D’abord arrivé à Toulon où il attendait une régularisation de sa situation, il y faisait du bénévolat à Welcome Var, une association d’aide aux demandeurs d’asile. À Paris depuis seulement quelques semaines, il souhaite se consacrer pleinement au projet Voix en Exil. À travers le programme, il souhaiterait raconter l’exil des demandeurs qu’il a pu côtoyer, leur histoire et leur traversée sous des angles différents. Il insiste sur la difficulté de raconter leur histoire qui présente pourtant des points communs. Ses articles sont écrits et attendent seulement de prendre vie lors de leur publication. En particulier, il souhaite raconter l’histoire des migrants africains qui fuient leur pays en raison de leur orientation sexuelle. Il souhaite déconstruire l’idée de la seule raison économique qui pousse les africains à partir “ Ce n’est pas une crise qu’ils fuient, ils fuient parce qu’on veut les tuer pour leur orientation sexuelle. Je me suis dit, pourquoi ne pas raconter leur histoire ? ”.

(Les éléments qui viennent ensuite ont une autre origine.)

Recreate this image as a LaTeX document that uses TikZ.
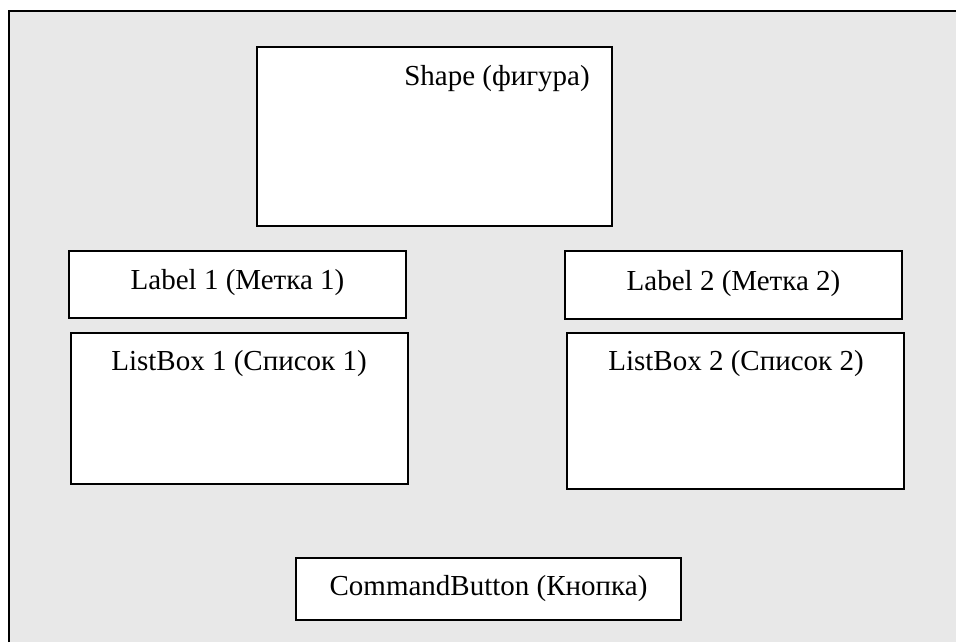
\documentclass[tikz,border=0pt]{standalone}
\usepackage{fontspec}
\setmainfont{Liberation Serif}
\usepackage{xcolor}
\usetikzlibrary{positioning}

\definecolor{formgray}{RGB}{232,232,232}

\tikzset{
  ctl/.style={draw=black, line width=1pt, fill=white, inner sep=0pt},
  ctltext/.style={anchor=base, inner sep=0pt, font=\fontsize{14.5}{17}\selectfont}
}

\begin{document}
\begin{tikzpicture}[x=0.5pt,y=-0.5pt]

\useasboundingbox (0,0) rectangle (956,642);

% Form area: grey fill, frame only on top and left
\fill[formgray] (9,11) rectangle (956,642);
\draw[line width=1pt] (9,642) -- (9,11) -- (956,11);

% Shape on top
\node[ctl, minimum width=177.5pt, minimum height=89.5pt] (shape) at (434.5,136.5) {};
\node[ctltext] (shapetxt) at (497,85) {Shape (фигура)};

% Left column: label and list
\node[ctl, minimum width=168.5pt, minimum height=33.5pt] (label1) at (237.5,284.5) {};
\node[ctltext] (label1txt) at (237.5,289) {Label 1 (Метка 1)};
\node[ctl, minimum width=168.5pt, minimum height=75.5pt] (list1) at (239.5,408.5) {};
\node[ctltext] (list1txt) at (239,370) {ListBox 1 (Список 1)};

% Right column: label and list
\node[ctl, minimum width=168.5pt, minimum height=34pt] (label2) at (733.5,285) {};
\node[ctltext] (label2txt) at (733.5,290) {Label 2 (Метка 2)};
\node[ctl, minimum width=168.5pt, minimum height=78pt] (list2) at (735.5,411) {};
\node[ctltext] (list2txt) at (736,370) {ListBox 2 (Список 2)};

% Button at the bottom
\node[ctl, minimum width=192.5pt, minimum height=31pt] (button) at (488.5,589) {};
\node[ctltext] (buttontxt) at (488.5,595) {CommandButton (Кнопка)};

\end{tikzpicture}
\end{document}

Son parcours d’exil lui a fait apparaître le thème de la migration comme une évidence. “ Chaque fois que je pense à un sujet, c’est le premier thème qui me vient en tête ” Aussi, il est particulièrement sensible à l’égalité hommes/femmes. Il aime en débattre avec sa femme et a beaucoup travaillé sur ce sujet lorsqu’il était en Haïti. Son reportage audio “ Le corps des femmes, terrain de guerre des bandits ” a été sélectionné parmi les trois lauréats du prix Bayeux. Il envisage de candidater à d’autres concours comme le prix Albert Londres pour lequel il a déjà préparé un papier.